* Stated task
Omit the pictures and print exactly the lines of the listing below, starting at the first and ending at the line containing "ms=23, mec='#0000FF', zorder=2)".

* Source excerpt
* start *
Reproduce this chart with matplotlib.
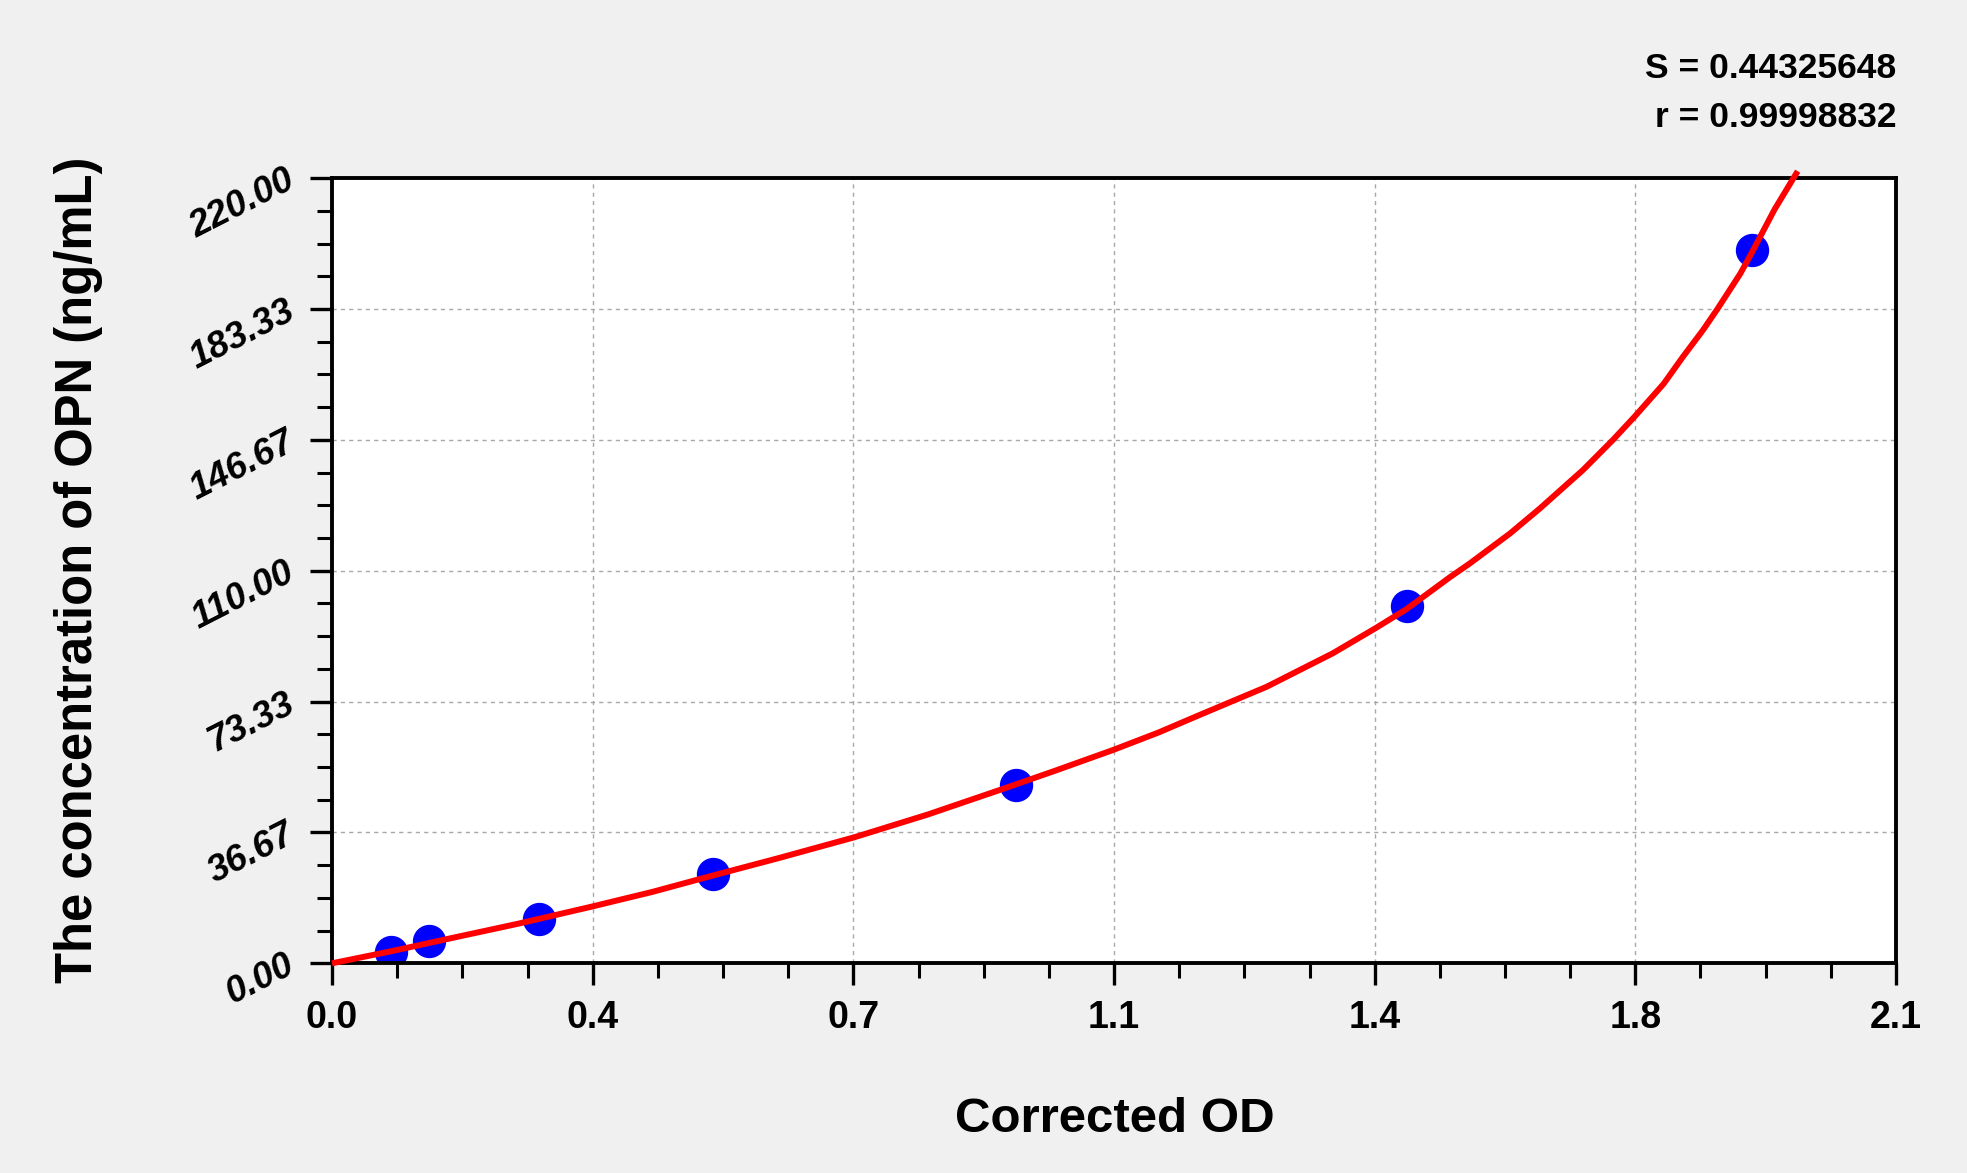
import matplotlib
matplotlib.use("Agg")
import matplotlib.pyplot as plt
import numpy as np
from matplotlib.ticker import AutoMinorLocator

# standard points (corrected OD vs concentration)
od = [0.079, 0.130, 0.278, 0.511, 0.918, 1.443, 1.907]
conc = [3.125, 6.25, 12.5, 25.0, 50.0, 100.0, 200.0]

# fitted curve
curve_x = [0.000, 0.080, 0.159, 0.250, 0.349, 0.430, 0.506, 0.600, 0.701,
           0.800, 0.897, 0.970, 1.049, 1.110, 1.165, 1.255, 1.344, 1.401,
           1.443, 1.501, 1.528, 1.582, 1.622, 1.680, 1.720, 1.749, 1.788,
           1.814, 1.841, 1.860, 1.891, 1.907, 1.937, 1.968]
curve_y = [0.0, 3.4, 7.0, 11.1, 15.9, 20.0, 24.3, 29.5, 35.3,
           41.7, 48.6, 53.9, 59.8, 64.7, 69.6, 77.5, 86.9, 93.9,
           99.3, 108.2, 112.1, 120.5, 127.5, 138.3, 146.7, 153.2, 162.4,
           170.0, 177.5, 183.3, 193.3, 199.4, 211.3, 222.0]

x_ticks = [0.0, 0.35, 0.70, 1.05, 1.40, 1.75, 2.10]
x_tick_labels = ["0.0", "0.4", "0.7", "1.1", "1.4", "1.8", "2.1"]
y_ticks = [0.0, 36.67, 73.33, 110.0, 146.67, 183.33, 220.0]
y_tick_labels = ["0.00", "36.67", "73.33", "110.00", "146.67", "183.33", "220.00"]

stats = ["S = 0.44325648", "r = 0.99998832"]

plt.rcParams['font.family'] = ['Liberation Sans', 'DejaVu Sans']
plt.rcParams['font.weight'] = 'bold'

W, H = 1967, 1173
fig = plt.figure(figsize=(W / 100, H / 100), dpi=100, facecolor='#F0F0F0')
ax = fig.add_axes([332 / W, 1 - 963.3 / H, 1564 / W, 785 / H])
ax.set_facecolor('white')

ax.plot(curve_x, curve_y, color='#FF0000', lw=4.3, zorder=3, clip_on=False,
        solid_capstyle='butt', solid_joinstyle='round')
ax.plot(od, conc, 'o', color='#0000FF', ms=23, mec='#0000FF', zorder=2)

ax.set_xlim(0, 2.1)
ax.set_ylim(0, 220)
ax.set_xticks(x_ticks)
ax.set_xticklabels(x_tick_labels, fontsize=27, fontweight='bold')
ax.set_yticks(y_ticks)
ax.set_yticklabels(y_tick_labels, fontsize=26.5, fontweight='bold', style='italic',
                   rotation=27, ha='right', va='center', rotation_mode='anchor')
ax.xaxis.set_minor_locator(AutoMinorLocator(4))
ax.yaxis.set_minor_locator(AutoMinorLocator(4))

ax.tick_params(which='major', direction='out', length=15.5, width=2.4)
ax.tick_params(which='minor', direction='out', length=10.5, width=2.2)
ax.tick_params(axis='x', which='major', pad=11)
ax.tick_params(axis='y', which='major', pad=13)
for s in ax.spines.values():
    s.set_linewidth(2.8)
    s.set_color('black')

ax.grid(True, which='major', color='#A8A8A8', linestyle=(0, (3, 3)), lw=1.0)
ax.set_axisbelow(True)

ax.set_xlabel("Corrected OD", fontsize=35.5, fontweight='bold')
ax.xaxis.set_label_coords(1115 / W, 1 - 1131.7 / H, transform=fig.transFigure)
ax.xaxis.label.set_va('baseline')

ax.set_ylabel("The concentration of OPN (ng/mL)", fontsize=36.5, fontweight='bold')
ax.yaxis.set_label_coords(92 / W, 1 - 570 / H, transform=fig.transFigure)
ax.yaxis.label.set_va('baseline')

fig.text(1896 / W, 1 - 77.5 / H, stats[0], ha='right', va='baseline',
         fontsize=25.5, fontweight='bold')
fig.text(1896 / W, 1 - 127 / H, stats[1], ha='right', va='baseline',
         fontsize=25.5, fontweight='bold')

fig.savefig("out.png", dpi=100, facecolor=fig.get_facecolor())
* end *
* Reply to the exercise
Reproduce this chart with matplotlib.
import matplotlib
matplotlib.use("Agg")
import matplotlib.pyplot as plt
import numpy as np
from matplotlib.ticker import AutoMinorLocator

# standard points (corrected OD vs concentration)
od = [0.079, 0.130, 0.278, 0.511, 0.918, 1.443, 1.907]
conc = [3.125, 6.25, 12.5, 25.0, 50.0, 100.0, 200.0]

# fitted curve
curve_x = [0.000, 0.080, 0.159, 0.250, 0.349, 0.430, 0.506, 0.600, 0.701,
           0.800, 0.897, 0.970, 1.049, 1.110, 1.165, 1.255, 1.344, 1.401,
           1.443, 1.501, 1.528, 1.582, 1.622, 1.680, 1.720, 1.749, 1.788,
           1.814, 1.841, 1.860, 1.891, 1.907, 1.937, 1.968]
curve_y = [0.0, 3.4, 7.0, 11.1, 15.9, 20.0, 24.3, 29.5, 35.3,
           41.7, 48.6, 53.9, 59.8, 64.7, 69.6, 77.5, 86.9, 93.9,
           99.3, 108.2, 112.1, 120.5, 127.5, 138.3, 146.7, 153.2, 162.4,
           170.0, 177.5, 183.3, 193.3, 199.4, 211.3, 222.0]

x_ticks = [0.0, 0.35, 0.70, 1.05, 1.40, 1.75, 2.10]
x_tick_labels = ["0.0", "0.4", "0.7", "1.1", "1.4", "1.8", "2.1"]
y_ticks = [0.0, 36.67, 73.33, 110.0, 146.67, 183.33, 220.0]
y_tick_labels = ["0.00", "36.67", "73.33", "110.00", "146.67", "183.33", "220.00"]

stats = ["S = 0.44325648", "r = 0.99998832"]

plt.rcParams['font.family'] = ['Liberation Sans', 'DejaVu Sans']
plt.rcParams['font.weight'] = 'bold'

W, H = 1967, 1173
fig = plt.figure(figsize=(W / 100, H / 100), dpi=100, facecolor='#F0F0F0')
ax = fig.add_axes([332 / W, 1 - 963.3 / H, 1564 / W, 785 / H])
ax.set_facecolor('white')

ax.plot(curve_x, curve_y, color='#FF0000', lw=4.3, zorder=3, clip_on=False,
        solid_capstyle='butt', solid_joinstyle='round')
ax.plot(od, conc, 'o', color='#0000FF', ms=23, mec='#0000FF', zorder=2)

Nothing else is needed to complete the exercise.